» WORK TO COMPLETE
Quote the data below in full, minus the images.

» RECORDS FOR THIS TASK
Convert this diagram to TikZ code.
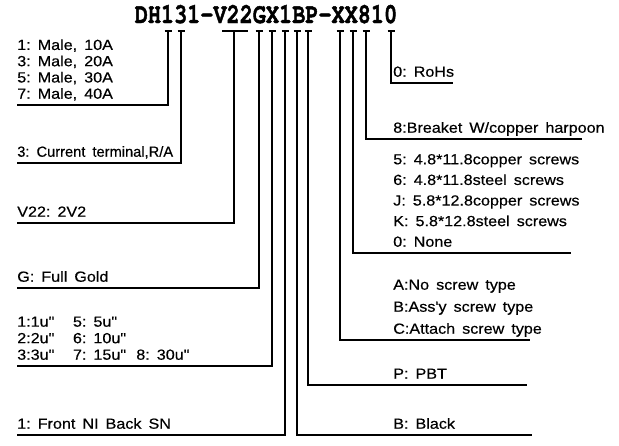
\documentclass[tikz,border=0pt]{standalone}
\usepackage{fontspec}
\setmainfont{Liberation Sans}
\newfontfamily\cadfont[FakeStretch=1.1, FakeBold=0.4]{Liberation Sans}
\newfontfamily\partfont[FakeStretch=0.77, FakeBold=1.5]{TeX Gyre Cursor}
\usetikzlibrary{calc, positioning}
\newcommand{\lblfont}[1]{\cadfont\fontsize{11pt}{#1}\selectfont\frenchspacing\spaceskip=0.48em\relax}

\begin{document}
\begin{tikzpicture}[x=0.75pt, y=-0.75pt,
  lead/.style={line width=0.9pt},
  lbl/.style={inner xsep=0pt, inner ysep=4.5pt, text depth=0pt, align=left, anchor=south west, font=\lblfont{#1}},
  lbl/.default=13.5pt]
  \useasboundingbox (0,0) rectangle (619,446);
  \node[font=\partfont\bfseries\fontsize{21.3pt}{21.3pt}\selectfont, inner sep=0pt, anchor=base west] (part) at (134.5,23) {DH131-V22GX1BP-XX810};
  \foreach \n/\x in {t1/168, t3/181, tV/234, tG/259, tX/272, tN/285, tB/297, tP/308, tS/340, tT/353, tH/366, tR/391}
    \coordinate (\n) at (\x,31);
  \foreach \n in {t1, t3, tG, tX, tN, tB, tP, tS, tT, tH, tR}
    \draw[lead] (\n) ++(-3.5,0) -- ++(7,0);
  \draw[lead] (tV) ++(-12,0) -- ++(26,0);

  \node[lbl=12.2pt] (male) at (17,105) {1: Male, 10A\\3: Male, 20A\\5: Male, 30A\\7: Male, 40A};
  \node[lbl] (cur) at (17,163) {\addfontfeatures{FakeStretch=1.0}3: Current terminal,R/A};
  \node[lbl] (vtwo) at (17,223) {V22: 2V2};
  \node[lbl] (gold) at (17,288) {G: Full Gold};
  \node[lbl=12.4pt] (thick) at (17,366) {\makebox[41.8pt][l]{1:1u"}5: 5u"\\\makebox[41.8pt][l]{2:2u"}6: 10u"\\\makebox[41.8pt][l]{3:3u"}\makebox[47.5pt][l]{7: 15u"}8: 30u"};
  \node[lbl] (plate) at (17,435) {1: Front NI Back SN};

  \node[lbl] (rohs) at (393,83) {0: RoHs};
  \node[lbl] (brk) at (393,139) {8:Breaket W/copper harpoon};
  \node[lbl=15.45pt] (scr) at (393,253) {5: 4.8*11.8copper screws\\6: 4.8*11.8steel screws\\J: 5.8*12.8copper screws\\K: 5.8*12.8steel screws\\0: None};
  \node[lbl=16.5pt] (styp) at (393,340) {A:No screw type\\B:Ass'y screw type\\C:Attach screw type};
  \node[lbl] (pbt) at (393,385) {P: PBT};
  \node[lbl] (blk) at (393,435) {B: Black};
  \coordinate (rohsE) at (453,83);
  \coordinate (brkE) at (582,139);
  \coordinate (scrE) at (571,253);
  \coordinate (stypE) at (530,340);
  \coordinate (pbtE) at (527,385);
  \coordinate (blkE) at (532,435);

  \draw[lead] (t1) |- (male.south west);
  \draw[lead] (t3) |- (cur.south west);
  \draw[lead] (tV) |- (vtwo.south west);
  \draw[lead] (tG) |- (gold.south west);
  \draw[lead] (tX) |- (thick.south west);
  \draw[lead] (tN) |- (plate.south west);
  \draw[lead] (tR) |- (rohsE);
  \draw[lead] (tH) |- (brkE);
  \draw[lead] (tT) |- (scrE);
  \draw[lead] (tS) |- (stypE);
  \draw[lead] (tP) |- (pbtE);
  \draw[lead] (tB) |- (blkE);
\end{tikzpicture}
\end{document}
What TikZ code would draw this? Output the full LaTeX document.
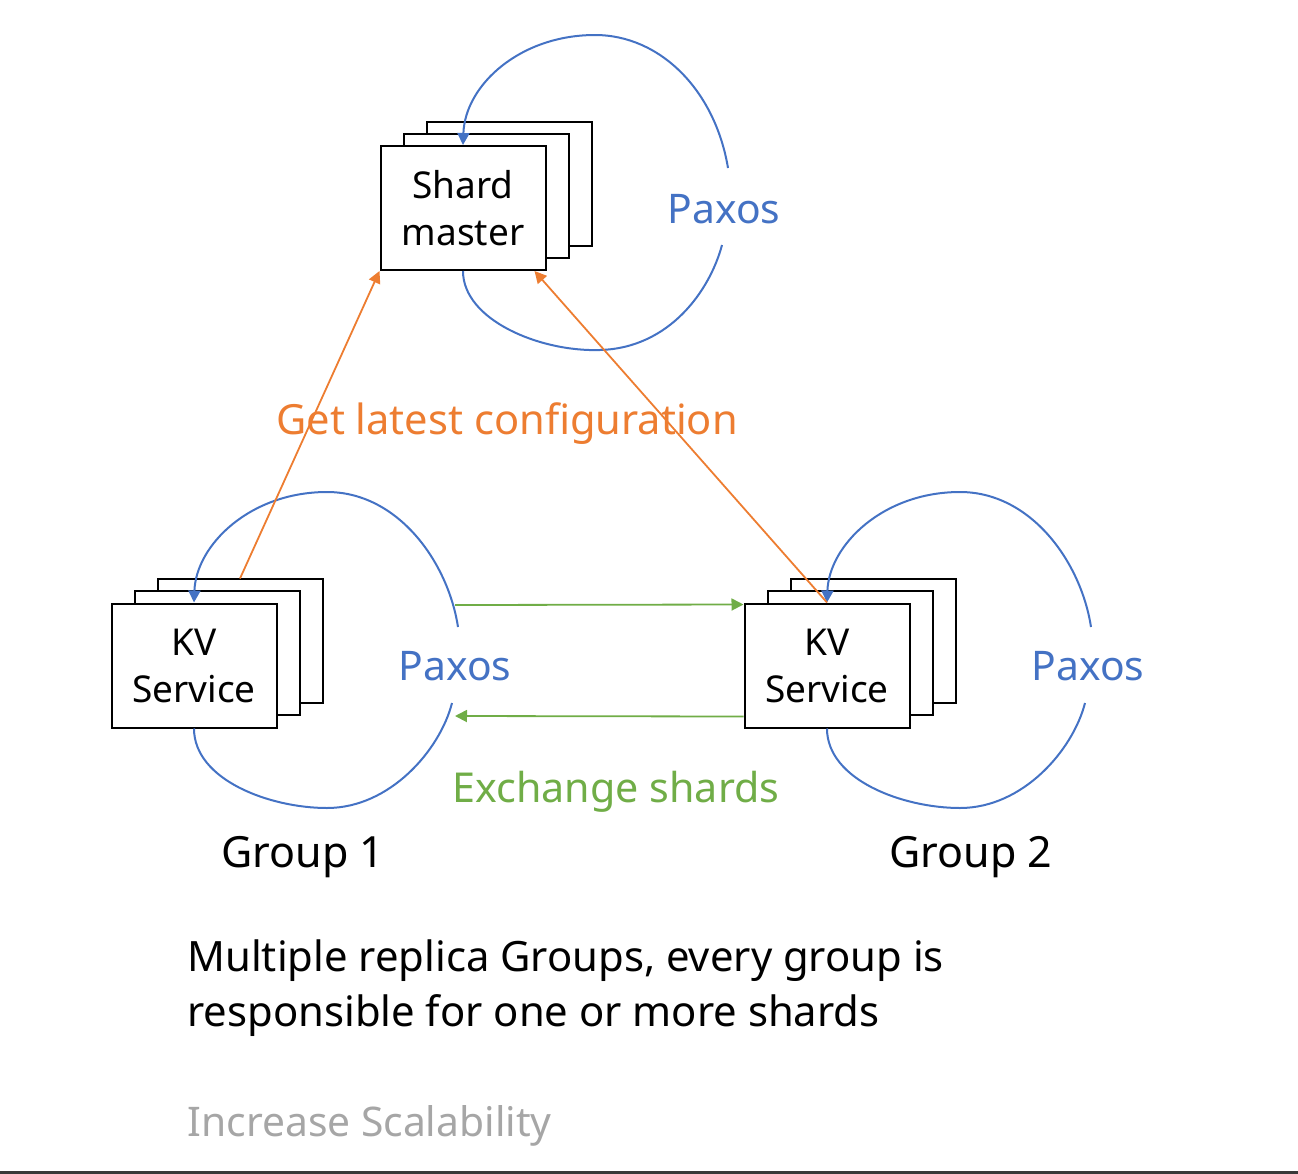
\documentclass[tikz,border=0pt]{standalone}
\usepackage{fontspec}
\setmainfont{Noto Sans}
\usepackage{xcolor}
\usetikzlibrary{arrows.meta}

\definecolor{paxosblue}{HTML}{4472C4}
\definecolor{cfgorange}{HTML}{ED7D31}
\definecolor{shardgreen}{HTML}{70AD47}
\definecolor{notegray}{HTML}{A6A6A6}

\tikzset{
  replica/.style={draw=black,line width=1pt,fill=white,minimum width=82.5pt,
    minimum height=62pt,inner sep=0pt,align=center,
    font=\fontsize{18.5}{23.5}\selectfont},
  paxosline/.style={paxosblue,line width=1pt},
  paxoslabel/.style={text=paxosblue,inner sep=0pt,font=\fontsize{20.4}{24}\selectfont},
  cfgline/.style={cfgorange,line width=0.9pt},
  cfglabel/.style={text=cfgorange,inner sep=0pt,font=\fontsize{20.8}{24}\selectfont},
  shardline/.style={shardgreen,line width=0.9pt},
  shardlabel/.style={text=shardgreen,inner sep=0pt,font=\fontsize{20.6}{24}\selectfont},
  grouplabel/.style={inner sep=0pt,font=\fontsize{21.5}{26}\selectfont},
  note/.style={inner sep=0pt,align=left,anchor=west,font=\fontsize{20.9}{27.5}\selectfont}
}

\begin{document}
\begin{tikzpicture}[x=0.5pt,y=-0.5pt,>={Triangle[length=6pt,width=6pt]}]
\useasboundingbox (0,0) rectangle (1298,1174);

    % shard master, three replicas
    \node[replica] (sm3) at (509,184) {};
    \node[replica] (sm2) at (486,196) {};
    \node[replica] (sm) at (463,208) {Shard\\master};
    \node[paxoslabel] (pxsm) at (724,209) {Paxos};
    \coordinate (smlo) at (722,245);
    \coordinate (smhi) at (728,168);
    \draw[paxosline] (sm.south) .. controls (463,320) and (540,352) .. (600,350)
        .. controls (670,348) and (710,290) .. (smlo);
    \draw[paxosline,->] (smhi) .. controls (715,90) and (660,35) .. (595,35)
        .. controls (520,35) and (465,85) .. (sm.north);

    % replica groups
    \foreach \g/\dx/\gx in {1/0/303,2/633/338}{
    \begin{scope}[shift={(\dx,0)}]
        \node[replica] (kv\g b) at (240,641) {};
        \node[replica] (kv\g a) at (217,653) {};
        \node[replica] (kv\g) at (194,665.5) {KV\\Service};
        \node[paxoslabel] (px\g) at (455,666) {Paxos};
        \coordinate (lo\g) at (452,703);
        \coordinate (hi\g) at (458,627);
        \draw[paxosline] (kv\g.south) .. controls (194,780) and (270,808) .. (327,808)
            .. controls (390,808) and (440,750) .. (lo\g);
        \draw[paxosline,->] (hi\g) .. controls (448,562) and (398,492) .. (327,492)
            .. controls (250,492) and (196,545) .. (kv\g.north);
        \node[grouplabel] (grp\g) at (\gx,857) {Group \g};
    \end{scope}
    }

    % configuration requests
    \draw[cfgline,->] ([xshift=23pt,yshift=12pt]kv1.north) -- (sm.south west);
    \draw[cfgline,->] (kv2.north) -- ([xshift=-6pt]sm.south east);
    \node[cfglabel] (cfg) at (507,424) {Get latest configuration};

    % shard exchange
    \coordinate (ex1) at (455,605);
    \coordinate (ex2) at (455,716);
    \draw[shardline,->] (ex1) -- ([yshift=-1pt]kv2.north west);
    \draw[shardline,->] ([yshift=6pt]kv2.south west) -- (ex2);
    \node[shardlabel] (exch) at (616,792) {Exchange shards};

    % notes
    \node[note] (multi) at (187,988.5) {Multiple replica Groups, every group is\\responsible for one or more shards};
    \node[note,text=notegray,font=\fontsize{20.4}{24}\selectfont] (scal) at (187,1126) {Increase Scalability};
    \draw[line width=1.5pt,black!78] (0,1172.5) -- (1298,1172.5);
\end{tikzpicture}
\end{document}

» EXPECTED ANSWER
Convert this diagram to TikZ code.
\documentclass[tikz,border=0pt]{standalone}
\usepackage{fontspec}
\setmainfont{Liberation Sans}
\newfontfamily\cadfont[FakeStretch=1.1, FakeBold=0.4]{Liberation Sans}
\newfontfamily\partfont[FakeStretch=0.77, FakeBold=1.5]{TeX Gyre Cursor}
\usetikzlibrary{calc, positioning}
\newcommand{\lblfont}[1]{\cadfont\fontsize{11pt}{#1}\selectfont\frenchspacing\spaceskip=0.48em\relax}

\begin{document}
\begin{tikzpicture}[x=0.75pt, y=-0.75pt,
  lead/.style={line width=0.9pt},
  lbl/.style={inner xsep=0pt, inner ysep=4.5pt, text depth=0pt, align=left, anchor=south west, font=\lblfont{#1}},
  lbl/.default=13.5pt]
  \useasboundingbox (0,0) rectangle (619,446);
  \node[font=\partfont\bfseries\fontsize{21.3pt}{21.3pt}\selectfont, inner sep=0pt, anchor=base west] (part) at (134.5,23) {DH131-V22GX1BP-XX810};
  \foreach \n/\x in {t1/168, t3/181, tV/234, tG/259, tX/272, tN/285, tB/297, tP/308, tS/340, tT/353, tH/366, tR/391}
    \coordinate (\n) at (\x,31);
  \foreach \n in {t1, t3, tG, tX, tN, tB, tP, tS, tT, tH, tR}
    \draw[lead] (\n) ++(-3.5,0) -- ++(7,0);
  \draw[lead] (tV) ++(-12,0) -- ++(26,0);

  \node[lbl=12.2pt] (male) at (17,105) {1: Male, 10A\\3: Male, 20A\\5: Male, 30A\\7: Male, 40A};
  \node[lbl] (cur) at (17,163) {\addfontfeatures{FakeStretch=1.0}3: Current terminal,R/A};
  \node[lbl] (vtwo) at (17,223) {V22: 2V2};
  \node[lbl] (gold) at (17,288) {G: Full Gold};
  \node[lbl=12.4pt] (thick) at (17,366) {\makebox[41.8pt][l]{1:1u"}5: 5u"\\\makebox[41.8pt][l]{2:2u"}6: 10u"\\\makebox[41.8pt][l]{3:3u"}\makebox[47.5pt][l]{7: 15u"}8: 30u"};
  \node[lbl] (plate) at (17,435) {1: Front NI Back SN};

  \node[lbl] (rohs) at (393,83) {0: RoHs};
  \node[lbl] (brk) at (393,139) {8:Breaket W/copper harpoon};
  \node[lbl=15.45pt] (scr) at (393,253) {5: 4.8*11.8copper screws\\6: 4.8*11.8steel screws\\J: 5.8*12.8copper screws\\K: 5.8*12.8steel screws\\0: None};
  \node[lbl=16.5pt] (styp) at (393,340) {A:No screw type\\B:Ass'y screw type\\C:Attach screw type};
  \node[lbl] (pbt) at (393,385) {P: PBT};
  \node[lbl] (blk) at (393,435) {B: Black};
  \coordinate (rohsE) at (453,83);
  \coordinate (brkE) at (582,139);
  \coordinate (scrE) at (571,253);
  \coordinate (stypE) at (530,340);
  \coordinate (pbtE) at (527,385);
  \coordinate (blkE) at (532,435);

  \draw[lead] (t1) |- (male.south west);
  \draw[lead] (t3) |- (cur.south west);
  \draw[lead] (tV) |- (vtwo.south west);
  \draw[lead] (tG) |- (gold.south west);
  \draw[lead] (tX) |- (thick.south west);
  \draw[lead] (tN) |- (plate.south west);
  \draw[lead] (tR) |- (rohsE);
  \draw[lead] (tH) |- (brkE);
  \draw[lead] (tT) |- (scrE);
  \draw[lead] (tS) |- (stypE);
  \draw[lead] (tP) |- (pbtE);
  \draw[lead] (tB) |- (blkE);
\end{tikzpicture}
\end{document}
What TikZ code would draw this? Output the full LaTeX document.
\documentclass[tikz,border=0pt]{standalone}
\usepackage{fontspec}
\setmainfont{Noto Sans}
\usepackage{xcolor}
\usetikzlibrary{arrows.meta}

\definecolor{paxosblue}{HTML}{4472C4}
\definecolor{cfgorange}{HTML}{ED7D31}
\definecolor{shardgreen}{HTML}{70AD47}
\definecolor{notegray}{HTML}{A6A6A6}

\tikzset{
  replica/.style={draw=black,line width=1pt,fill=white,minimum width=82.5pt,
    minimum height=62pt,inner sep=0pt,align=center,
    font=\fontsize{18.5}{23.5}\selectfont},
  paxosline/.style={paxosblue,line width=1pt},
  paxoslabel/.style={text=paxosblue,inner sep=0pt,font=\fontsize{20.4}{24}\selectfont},
  cfgline/.style={cfgorange,line width=0.9pt},
  cfglabel/.style={text=cfgorange,inner sep=0pt,font=\fontsize{20.8}{24}\selectfont},
  shardline/.style={shardgreen,line width=0.9pt},
  shardlabel/.style={text=shardgreen,inner sep=0pt,font=\fontsize{20.6}{24}\selectfont},
  grouplabel/.style={inner sep=0pt,font=\fontsize{21.5}{26}\selectfont},
  note/.style={inner sep=0pt,align=left,anchor=west,font=\fontsize{20.9}{27.5}\selectfont}
}

\begin{document}
\begin{tikzpicture}[x=0.5pt,y=-0.5pt,>={Triangle[length=6pt,width=6pt]}]
\useasboundingbox (0,0) rectangle (1298,1174);

    % shard master, three replicas
    \node[replica] (sm3) at (509,184) {};
    \node[replica] (sm2) at (486,196) {};
    \node[replica] (sm) at (463,208) {Shard\\master};
    \node[paxoslabel] (pxsm) at (724,209) {Paxos};
    \coordinate (smlo) at (722,245);
    \coordinate (smhi) at (728,168);
    \draw[paxosline] (sm.south) .. controls (463,320) and (540,352) .. (600,350)
        .. controls (670,348) and (710,290) .. (smlo);
    \draw[paxosline,->] (smhi) .. controls (715,90) and (660,35) .. (595,35)
        .. controls (520,35) and (465,85) .. (sm.north);

    % replica groups
    \foreach \g/\dx/\gx in {1/0/303,2/633/338}{
    \begin{scope}[shift={(\dx,0)}]
        \node[replica] (kv\g b) at (240,641) {};
        \node[replica] (kv\g a) at (217,653) {};
        \node[replica] (kv\g) at (194,665.5) {KV\\Service};
        \node[paxoslabel] (px\g) at (455,666) {Paxos};
        \coordinate (lo\g) at (452,703);
        \coordinate (hi\g) at (458,627);
        \draw[paxosline] (kv\g.south) .. controls (194,780) and (270,808) .. (327,808)
            .. controls (390,808) and (440,750) .. (lo\g);
        \draw[paxosline,->] (hi\g) .. controls (448,562) and (398,492) .. (327,492)
            .. controls (250,492) and (196,545) .. (kv\g.north);
        \node[grouplabel] (grp\g) at (\gx,857) {Group \g};
    \end{scope}
    }

    % configuration requests
    \draw[cfgline,->] ([xshift=23pt,yshift=12pt]kv1.north) -- (sm.south west);
    \draw[cfgline,->] (kv2.north) -- ([xshift=-6pt]sm.south east);
    \node[cfglabel] (cfg) at (507,424) {Get latest configuration};

    % shard exchange
    \coordinate (ex1) at (455,605);
    \coordinate (ex2) at (455,716);
    \draw[shardline,->] (ex1) -- ([yshift=-1pt]kv2.north west);
    \draw[shardline,->] ([yshift=6pt]kv2.south west) -- (ex2);
    \node[shardlabel] (exch) at (616,792) {Exchange shards};

    % notes
    \node[note] (multi) at (187,988.5) {Multiple replica Groups, every group is\\responsible for one or more shards};
    \node[note,text=notegray,font=\fontsize{20.4}{24}\selectfont] (scal) at (187,1126) {Increase Scalability};
    \draw[line width=1.5pt,black!78] (0,1172.5) -- (1298,1172.5);
\end{tikzpicture}
\end{document}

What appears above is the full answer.